Conforme as conveniências, os livros
poderiam ser confeccionados em empresas
especializadas e as entidades espíritas
promoveriam a sua venda a preços capazes de
apenas manter as editoras funcionando.
Somente os profissionais dessas sociedades
seriam assalariados para a prestação de
serviços específicos, como existem em
muitas entidades espíritas.
Quanto ao pagamento de taxa de
inscrição, há pessoas que argumentam não
terem as casas espíritas fundos suficientes
para cobrir despesas com viagem de
expositores, aluguel de auditório, material
de trabalho. Daí, argumentam, a necessidade
da cobrança de taxa de inscrição.
Será que não há outros
meios de se resolver o problema? Sempre
chamamos a atenção de companheiros de
ideal, dirigentes de casas espíritas, para
o fato de necessitarmos de colaboradores
financeiros, a fim de prover pagamentos de
despesas, como água, luz, telefone,
material de limpeza, conservação do imóvel,
etc. Há grupos espíritas que têm excesso
de escrúpulos no sentido de pedir ao público
em geral, levando o ônus financeiro a
alguns poucos. Neste particular, lembramos
Emmanuel, que aconselhou: “As obras espíritas
devem ser mantidas com o pouco de muitos e não
o muito de poucos.”
Concordamos que determinados
eventos demandam grande movimentação
financeira, entretanto cremos que há outros
meios, que não sejam o de pura cobrança de
taxa de inscrição ou ingresso. São
procedimentos mais trabalhosos, mas
parece-nos serem mais féis à maneira espírita
de agir.
Por exemplo: planeja-se um
seminário para algumas centenas de pessoas.

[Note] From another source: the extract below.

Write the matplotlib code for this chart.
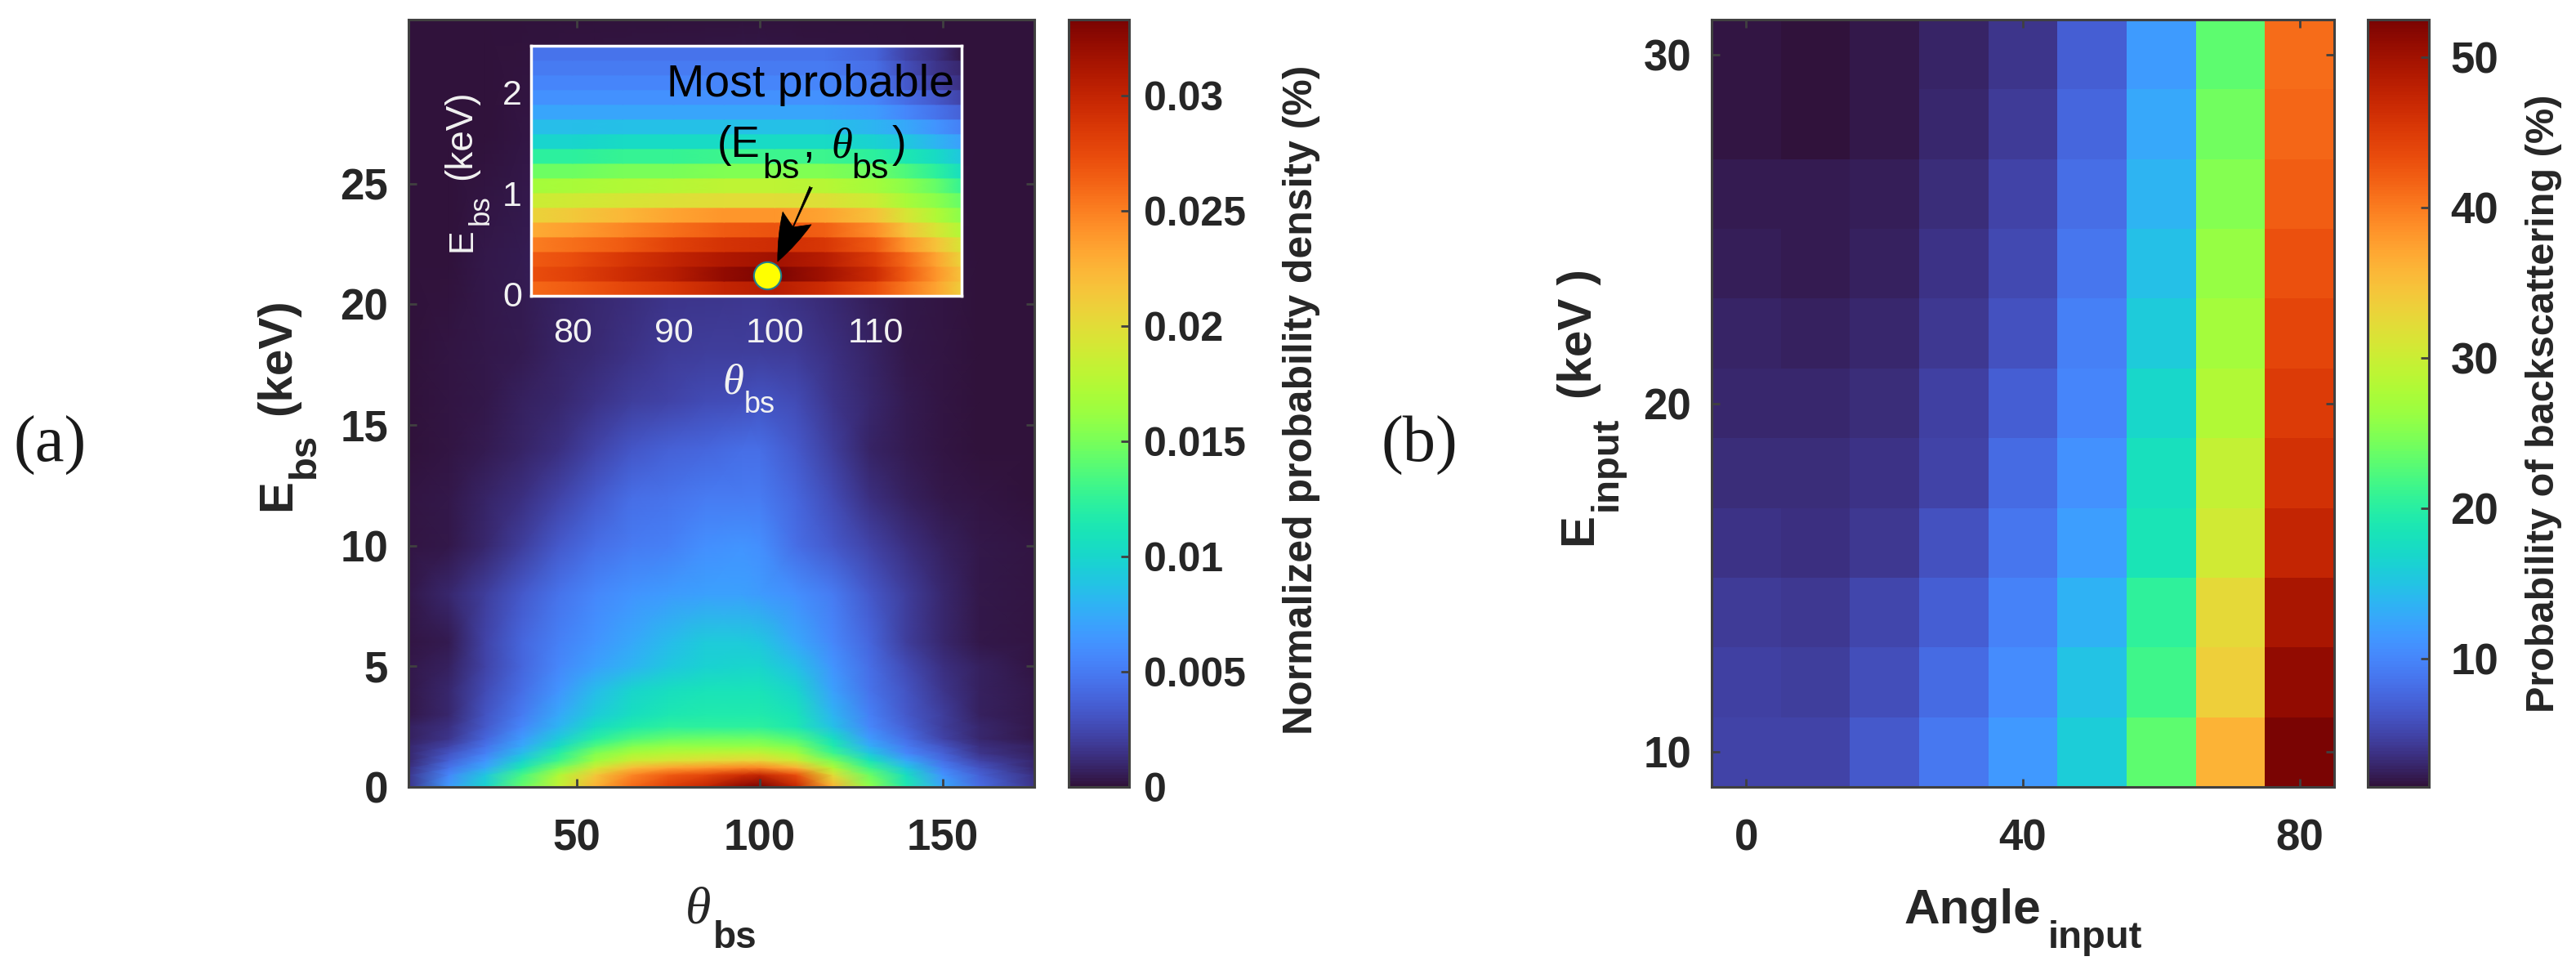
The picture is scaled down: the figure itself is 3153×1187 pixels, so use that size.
import matplotlib
matplotlib.use("Agg")
import matplotlib.pyplot as plt
import numpy as np

plt.rcParams["font.family"] = ["Liberation Sans", "DejaVu Sans"]

W, H = 3153, 1187
INK = "#262626"
EDGE = "#404040"
SERIF = "Liberation Serif"

# panel a, percent of the colour scale top
theta_knots = [4, 15, 25, 35, 45, 55, 65, 75, 85, 95, 100, 110, 120, 130, 140, 150, 160, 175]
energy_knots = [0, .5, .8, 1.1, 1.4, 1.7, 2, 2.5, 3, 4, 5, 6, 8, 10, 12, 14, 16, 18, 22, 27, 32]
density_table = [
    [5, 20, 30, 43, 55, 68, 78, 85, 90, 98, 100, 90, 68, 48, 35, 22, 13, 5],
    [5, 17, 27, 40, 52, 64, 74, 80, 83, 88, 90, 82, 60, 44, 32, 19, 11, 4],
    [4, 14, 22, 34, 45, 57, 66, 70, 72, 74, 74, 68, 52, 39, 27, 16, 9, 3],
    [3, 11, 19, 29, 39, 49, 56, 58, 60, 61, 61, 56, 45, 33, 22, 13, 7, 3],
    [3, 9, 16, 25, 36, 46, 51, 53, 54, 55, 55, 50, 39, 27, 17, 11, 5, 2],
    [3, 7, 14, 22, 31, 41, 46, 48, 48, 48, 48, 45, 35, 23, 15, 9, 4, 2],
    [2, 5, 12, 20, 28, 36, 41, 43, 44, 44, 44, 41, 32, 20, 13, 7, 3, 1],
    [2, 4, 10, 17, 24, 31, 35, 37, 37, 37, 37, 34, 26, 17, 11, 6, 3, 1],
    [1, 3, 9, 15, 22, 28, 32, 34, 35, 35, 35, 33, 24, 16, 10, 6, 2, 1],
    [1, 3, 8, 13, 19, 25, 30, 32, 33, 33, 33, 30, 21, 14, 9, 5, 2, 1],
    [1, 2, 7, 12, 17, 21, 24, 27, 29, 30, 30, 26, 19, 13, 8, 4, 2, .5],
    [.5, 1.5, 7, 12, 16, 19, 22, 25, 28, 28, 27, 22, 17, 12, 6, 3, 1, .5],
    [1, 3, 6, 10, 14, 17, 19, 20, 21, 21, 20, 18, 15, 10, 6, 3, 1, .5],
    [.5, 1, 3, 6, 10, 13, 15, 16, 18, 19, 18, 13, 10, 7, 4, 2, 1, .5],
    [.5, 1, 2.5, 4, 7, 10, 13, 14, 15, 15, 15, 12, 8, 4, 2, 1, .5, .3],
    [.3, .7, 1.5, 2.5, 4, 7, 9.5, 11, 12, 13, 13, 10, 6, 2.5, 1.2, .6, .3, .2],
    [.3, .5, 1, 2, 3, 4.5, 6, 7, 8, 8.5, 9, 8, 5, 3, 1.2, .5, .3, .2],
    [.2, .4, 1, 1.5, 2.5, 3.5, 4.5, 5.5, 6, 6, 6, 5.5, 4, 2.5, 1, .4, .2, .1],
    [0, .3, .8, 1.2, 2, 3, 3.5, 4, 4, 4.5, 4.5, 3.5, 2.5, 1.5, .8, .4, .2, 0],
    [0, .1, .3, .5, .8, 1, 1.5, 1.5, 1.8, 2, 2, 1.5, 1, .8, .4, .2, .1, 0],
    [0, 0, 0, .1, .1, .2, .3, .3, .3, .3, .3, .3, .2, .1, .1, 0, 0, 0],
]

# inset, 17 energy bins, fraction of the colour scale top
inset_theta = [75.9, 80, 85, 90, 95, 100, 105, 110, 113, 116, 118.5]
inset_edges = [-.02, .126, .272, .418, .564, .71, .856, 1.002, 1.148, 1.294, 1.44, 1.586, 1.732, 1.878, 2.024, 2.17, 2.316, 2.46]
inset_table = [
    [.78, .8, .83, .86, .9, .92, .88, .82, .76, .70, .63],
    [.82, .84, .88, .92, .97, 1, .95, .88, .8, .72, .65],
    [.8, .82, .86, .9, .93, .95, .92, .85, .78, .7, .62],
    [.75, .77, .8, .84, .87, .88, .86, .8, .72, .65, .58],
    [.69, .71, .74, .77, .8, .81, .79, .73, .65, .58, .52],
    [.62, .64, .67, .7, .72, .72, .7, .65, .58, .52, .47],
    [.56, .57, .58, .59, .6, .6, .59, .56, .51, .47, .43],
    [.5, .51, .52, .53, .54, .54, .53, .5, .47, .43, .38],
    [.44, .44, .45, .45, .46, .46, .46, .44, .41, .37, .32],
    [.37, .37, .38, .38, .39, .39, .39, .37, .34, .31, .27],
    [.3, .3, .31, .31, .31, .31, .31, .29, .27, .24, .21],
    [.255, .255, .26, .26, .26, .26, .26, .24, .22, .19, .16],
    [.215, .215, .215, .215, .215, .215, .215, .2, .17, .14, .11],
    [.185, .185, .185, .185, .185, .185, .185, .165, .13, .1, .07],
    [.165, .165, .165, .165, .165, .165, .165, .145, .1, .07, .04],
    [.15, .15, .15, .15, .15, .15, .15, .13, .085, .05, .03],
    [.14, .14, .14, .14, .14, .14, .14, .115, .07, .04, .01],
]
peak_theta = 99.3
peak_energy = 0.185

# panel b
angle_input = [0, 10, 20, 30, 40, 50, 60, 70, 80]
energy_input = [10, 12, 14, 16, 18, 20, 22, 24, 26, 28, 30]
backscatter = [
    [5, 5, 6.5, 9, 11.5, 16, 23, 36, 53],
    [4.8, 4.6, 5.8, 8, 10.5, 15, 21.5, 33.5, 51],
    [4.3, 4.2, 5.2, 7, 9.8, 13.5, 20.5, 32.5, 49.5],
    [3.7, 3.6, 4.2, 6, 8.7, 12, 18.5, 30.5, 47.5],
    [3.3, 3.3, 3.8, 5, 8, 11, 18, 29.5, 46],
    [3, 3, 3.4, 4.7, 7, 10, 17, 28, 45],
    [2.8, 2.6, 3, 4.2, 6, 9.5, 15.7, 27, 44],
    [2.4, 2.2, 2.5, 3.7, 5.3, 8.8, 14.7, 26, 43],
    [2.2, 2.1, 2.3, 3.4, 4.9, 8.1, 13.7, 25, 42],
    [1.8, 1.5, 1.9, 3, 4.3, 7.6, 12.7, 24, 41.5],
    [1.8, 1.5, 1.9, 2.8, 4, 7, 11.8, 23, 41],
]

density_ticks = [0, 0.005, 0.01, 0.015, 0.02, 0.025, 0.03]
density_labels = ["0", "0.005", "0.01", "0.015", "0.02", "0.025", "0.03"]
density_max = 0.0333
back_min, back_max = 1.45, 52.5


def pixel_axes(fig, x0, y0, x1, y1):
    return fig.add_axes([x0 / W, 1 - y1 / H, (x1 - x0) / W, (y1 - y0) / H])


def put(fig, x, y, text, size, weight="normal", color=INK, rotation=0, ha="left", **kw):
    # x, y in image pixels, anchored on the text baseline
    fig.text(x / W, 1 - y / H, text, fontsize=size, fontweight=weight, color=color,
             rotation=rotation, rotation_mode="anchor", ha=ha, va="baseline", **kw)


def style_box(ax, size=38):
    for s in ax.spines.values():
        s.set_color(EDGE)
        s.set_linewidth(2.2)
    ax.tick_params(direction="in", length=7, width=2, color=EDGE, top=True, right=True,
                   labelsize=size, labelcolor=INK)
    ax.tick_params(axis="x", pad=28)
    ax.tick_params(axis="y", pad=18)
    for t in ax.get_xticklabels() + ax.get_yticklabels():
        t.set_fontweight("bold")


def add_colorbar(fig, box, mesh, ticks, labels, size, pad):
    cax = pixel_axes(fig, *box)
    cb = fig.colorbar(mesh, cax=cax)
    cb.set_ticks(ticks)
    cb.set_ticklabels(labels)
    cb.outline.set_edgecolor(EDGE)
    cb.outline.set_linewidth(2.2)
    cax.tick_params(direction="in", length=7, width=2, color=EDGE, labelsize=size,
                    labelcolor=INK, pad=pad)
    for t in cax.get_yticklabels():
        t.set_fontweight("bold")
    return cb


fig = plt.figure(figsize=(W / 100, H / 100), dpi=100)

# panel a
ax = pixel_axes(fig, 500, 24, 1266, 963)
density = np.array(density_table) / 100 * density_max
mesh_a = ax.pcolormesh(theta_knots, energy_knots, density, shading="gouraud",
                       cmap="turbo", vmin=0, vmax=density_max)
ax.set_xlim(4, 175)
ax.set_ylim(0, 31.8)
ax.set_xticks([50, 100, 150])
ax.set_yticks([0, 5, 10, 15, 20, 25])
style_box(ax)
put(fig, 839, 1129, "θ", 46, family=SERIF, style="italic")
put(fig, 873, 1160, "bs", 33, "bold")
put(fig, 355, 625, "E", 42, "bold", rotation=90)
put(fig, 385, 585, "bs", 34, "bold", rotation=90)
put(fig, 355, 508, "(keV)", 42, "bold", rotation=90)
add_colorbar(fig, (1308, 24, 1382, 963), mesh_a, density_ticks, density_labels, 36, 13)
put(fig, 1606, 489, "Normalized probability density (%)", 36, "bold", rotation=90, ha="center")

# inset
axi = pixel_axes(fig, 650, 56, 1177, 362)
inset = np.array(inset_table) * density_max
for i, row in enumerate(inset):
    axi.pcolormesh(inset_theta, inset_edges[i:i + 2], np.vstack([row, row]), shading="gouraud",
                   cmap="turbo", vmin=0, vmax=density_max)
axi.set_xlim(75.9, 118.5)
axi.set_ylim(-.02, 2.46)
axi.set_xticks([80, 90, 100, 110])
axi.set_yticks([0, 1, 2])
for s in axi.spines.values():
    s.set_color("white")
    s.set_linewidth(2.5)
axi.tick_params(length=0, labelsize=31, labelcolor="#f2f2f2")
axi.tick_params(axis="x", pad=19)
axi.tick_params(axis="y", pad=8)
put(fig, 884, 482, "θ", 38, color="#f2f2f2", family=SERIF, style="italic")
put(fig, 911, 505, "bs", 26, color="#f2f2f2")
put(fig, 576, 308, "E", 31, color="#f2f2f2", rotation=90)
put(fig, 598, 275, "bs", 25, color="#f2f2f2", rotation=90)
put(fig, 576, 220, "(keV)", 33, color="#f2f2f2", rotation=90)
axi.plot([peak_theta], [peak_energy], "o", ms=24, mfc="#ffff00", mec="#1f7f8f", mew=1.5, zorder=5)
axi.annotate("", xy=(100.3, 0.32), xytext=(103.6, 1.06),
             arrowprops=dict(arrowstyle="fancy,head_length=1.9,head_width=1.25,tail_width=0.12",
                             mutation_scale=22, color="black", lw=0.5, shrinkA=0, shrinkB=0), zorder=6)
put(fig, 816, 118, "Most probable", 40, color="black")
put(fig, 878, 192, "(E", 38, color="black")
put(fig, 933, 218, "bs", 31, color="black")
put(fig, 982, 192, ",", 38, color="black")
put(fig, 1017, 192, "θ", 38, color="black", family=SERIF, style="italic")
put(fig, 1042, 218, "bs", 31, color="black")
put(fig, 1092, 192, ")", 38, color="black")

# panel b
axb = pixel_axes(fig, 2095, 24, 2857, 963)
mesh_b = axb.pcolormesh(angle_input, energy_input, backscatter, shading="nearest",
                        cmap="turbo", vmin=back_min, vmax=back_max)
axb.set_xticks([0, 40, 80])
axb.set_yticks([10, 20, 30])
style_box(axb)
put(fig, 2330, 1130, "Angle", 43.5, "bold")
put(fig, 2507, 1160, "input", 34, "bold")
put(fig, 1948, 667, "E", 42, "bold", rotation=90)
put(fig, 1979, 625, "input", 34, "bold", rotation=90)
put(fig, 1948, 488, "(keV )", 42, "bold", rotation=90)
add_colorbar(fig, (2898, 24, 2973, 963), mesh_b, [10, 20, 30, 40, 50],
             ["10", "20", "30", "40", "50"], 38, 19)
put(fig, 3126, 494, "Probability of backscattering (%)", 35, "bold", rotation=90, ha="center")

put(fig, 16, 565, "(a)", 58, color="#1a1a1a", family=SERIF)
put(fig, 1690, 565, "(b)", 58, color="#1a1a1a", family=SERIF)

fig.savefig("out.png", dpi=100)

Sabemos que há custos: material para
estudo, pastas, e, às vezes, aluguel de
auditório, serviço de som, etc. Nesse
caso, por que não fazer um levantamento prévio
dos custos e solicitar a contribuição
sigilosa e espontânea daquele que se
inscreve, alertando que, se todos pudessem
pagar, o custo “per capita” seria tal,
mas como nem todos dispõem de recursos,
pede-se um pouco mais daqueles que podem
doar.
Não se estaria assim evitando
uma seleção de participantes com base no
poder monetário? Como ficaria a situação
de uma família que, integrada no movimento
espírita, não tivesse recursos para
pagamento da taxa?
Alguém, num juízo apressado,
poderá dizer que não dará certo, vez que
as pessoas não estão preparadas para uma
contribuição espontânea. Nesse caso,
achamos que seria necessário inicialmente
um longo trabalho educativo dessa
comunidade, a fim de sensibilizá-la para o
exercício da fraternidade cristã, o que
significaria uma boa base para o posterior
aproveitamento de seminários mais teóricos.
Se
medidas como essas não derem certo, é
porque aquela comunidade espírita ainda não
está suficientemente madura para
empreendimentos mais amplos. Carece-lhe
base. Nesse caso, seria preferível a não-realização
do evento. O prejuízo para a divulgação
da Doutrina Espírita seria menor.
Lembremo-nos de que Paulo divulgava o
Cristianismo trabalhando em teares alugados,
hospedando-se em casa de irmãos, falando
diante de pequenos grupos. A divulgação do
Cristianismo foi feita num trabalho de
“contaminação” quase que de pessoa
para pessoa. Não devemos perder isso de
vista. Não desejemos trabalhos de
“massificação” no Espiritismo. Os
congressos regionais, nacionais e mundiais têm
fins específicos e não devem ser
enquadrados nesse contexto. Divulgação
doutrinária e evangelização é outra
coisa. Lembremo-nos de que, durante mais de
um século, o Espiritismo divulgou-se sem
cobrança de inscrições e de ingressos e
sem essa comercialização desvairada de
livros... E divulgou-se muito, de maneira
segura. E quando nos assalte a dúvida, é só
olharmos para os imensos patrimônios que os
nossos predecessores nos deixaram e
imaginarmos como eles conseguiram isso tudo.